Rhythm – Structures are too strong of a word for such fluid circumstances. As we try to find our footing, we can pay attention to our daily rhythms and design new ones: to check-in, to think, to work, to connect, to eat, to help, to teach, to create. We can give intent to the rhythms of our day, even as they change tempo. Instead of our time succumbing to reaction and rumination, could we instead intend our time for creation and encouragement?

Hope – Anxiety and hope are both projections of the future based on a series of assumptions — they are strings of “if – then” statements. Anxiety projects the worst, and hope – while not projecting the best – carries with it an expectation of life. Hope doesn’t eliminate suffering from its equation, but it does assume the narrative arrives at restoration after the dust has settled. Life finds a way to persist. Furthermore, the tone of the information we consume gives shape to how we imagine the future – so maybe surround yourself with hope!

Attending – As much as the outside world churns, attending to our internal landscapes – while not likely to offer an anchor – helps us watch the character of our response in the world. And this can have an impact on our decision-making and on the peace of mind of our families and coworkers. This excerpt from the book When Faith Becomes Sight, articulates this attending best:

“ When you experience consolation , you generally feel at peace, energetic, and joyful. You’re full of gratitude — alive to your true desires and feel connected to God and others. When you experience desolation, you typically feel anxious, restless, fearful, and alienated from others. You are often plagued by feelings of insecurity and mistrust. When you experience consolation, your thoughts are calm, centered, and originate from a true, wise, knowing place within you. When you experience desolation, your thoughts are often spinning, looping and frenetic. You tend to catastrophize, believing the worst will happen.”

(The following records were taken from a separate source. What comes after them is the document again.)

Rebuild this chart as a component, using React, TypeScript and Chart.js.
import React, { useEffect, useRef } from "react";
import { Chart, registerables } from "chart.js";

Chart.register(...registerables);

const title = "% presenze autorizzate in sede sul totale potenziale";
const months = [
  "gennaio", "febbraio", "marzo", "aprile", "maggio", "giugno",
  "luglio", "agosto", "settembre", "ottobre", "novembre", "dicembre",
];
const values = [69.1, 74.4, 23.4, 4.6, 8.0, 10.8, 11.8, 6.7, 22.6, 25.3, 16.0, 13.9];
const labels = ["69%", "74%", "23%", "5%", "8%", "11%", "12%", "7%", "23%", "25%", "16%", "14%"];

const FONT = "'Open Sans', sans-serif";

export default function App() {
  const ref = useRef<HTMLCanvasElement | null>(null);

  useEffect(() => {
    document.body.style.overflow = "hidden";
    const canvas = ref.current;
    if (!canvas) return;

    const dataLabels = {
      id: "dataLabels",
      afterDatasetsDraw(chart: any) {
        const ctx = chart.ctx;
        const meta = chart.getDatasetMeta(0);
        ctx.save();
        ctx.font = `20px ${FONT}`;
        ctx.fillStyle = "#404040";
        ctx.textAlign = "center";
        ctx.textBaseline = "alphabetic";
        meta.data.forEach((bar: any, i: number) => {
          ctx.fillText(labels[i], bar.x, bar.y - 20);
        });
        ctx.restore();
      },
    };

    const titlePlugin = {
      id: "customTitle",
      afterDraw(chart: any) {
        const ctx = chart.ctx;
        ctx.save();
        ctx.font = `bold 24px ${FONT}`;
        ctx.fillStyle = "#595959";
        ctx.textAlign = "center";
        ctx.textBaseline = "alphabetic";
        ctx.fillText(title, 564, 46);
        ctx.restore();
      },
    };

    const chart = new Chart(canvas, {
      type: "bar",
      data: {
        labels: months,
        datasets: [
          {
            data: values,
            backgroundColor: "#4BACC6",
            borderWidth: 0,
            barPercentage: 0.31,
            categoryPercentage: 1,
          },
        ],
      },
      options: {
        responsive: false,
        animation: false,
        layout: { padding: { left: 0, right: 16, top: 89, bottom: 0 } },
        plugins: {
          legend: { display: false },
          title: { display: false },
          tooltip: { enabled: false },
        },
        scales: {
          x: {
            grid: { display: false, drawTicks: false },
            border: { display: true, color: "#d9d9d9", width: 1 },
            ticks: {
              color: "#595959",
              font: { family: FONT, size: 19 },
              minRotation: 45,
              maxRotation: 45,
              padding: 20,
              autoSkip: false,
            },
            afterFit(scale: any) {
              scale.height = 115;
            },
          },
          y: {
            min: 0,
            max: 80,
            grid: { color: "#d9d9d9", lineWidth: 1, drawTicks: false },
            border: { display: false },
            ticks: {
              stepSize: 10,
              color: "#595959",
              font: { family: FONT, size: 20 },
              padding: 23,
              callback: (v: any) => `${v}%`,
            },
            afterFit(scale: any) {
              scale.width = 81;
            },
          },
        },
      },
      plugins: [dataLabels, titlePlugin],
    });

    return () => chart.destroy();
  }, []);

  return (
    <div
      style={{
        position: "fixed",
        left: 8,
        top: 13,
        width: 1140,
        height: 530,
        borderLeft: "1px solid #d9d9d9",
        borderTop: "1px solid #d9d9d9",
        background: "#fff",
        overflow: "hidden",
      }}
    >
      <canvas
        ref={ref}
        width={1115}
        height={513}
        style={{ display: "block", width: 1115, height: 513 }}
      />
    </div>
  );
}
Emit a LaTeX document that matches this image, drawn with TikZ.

Notice, non-judgmentally, what’s going on with your emotional landscape throughout the day, and if anxiety or frenetic energy starts to crank up, choose to turn down the volume on it.

Purpose – It’s easy (and understandable) to get drawn into the undertow of worry. And when the bustle of the shock is over, to lose our sense of purpose. In a senseless world, we can find purpose in giving sense to others, where we can find it. Lift up your head and look around – you can find deep purpose in encouraging others, offering hope, inviting them in, meeting needs, creating connections, and generously spurring them to do the same. Sure, keep your physical distance, but come close to others. It’s likely that worry and fear have dulled the ability of many to connect, so by acting as a catalyst of hope, you can invite others into belonging and comfort.

Creation – Maybe most importantly – as individuals, as families, neighbors, coworkers, and certainly as faith communities – we can create. God brought order to chaos by creating. We can begin the process of reordering our communities through acts of creation – generative acts grown from deep listening and compassion. Turn the prism and spot needs and opportunities – and if you don’t see any, go find them. People need compassion, connection, and friendship now more than ever. Lean in with love, and find a way to bless others.

As a final word, I’m not tone deaf to the severity of our circumstances nor am I trying to downplay people’s anxieties in this moment, but the world is offering very much of the same tropes. I believe that hope, courage, and eyes lifted are imperatives now that will allow us to create toward a hopeful future.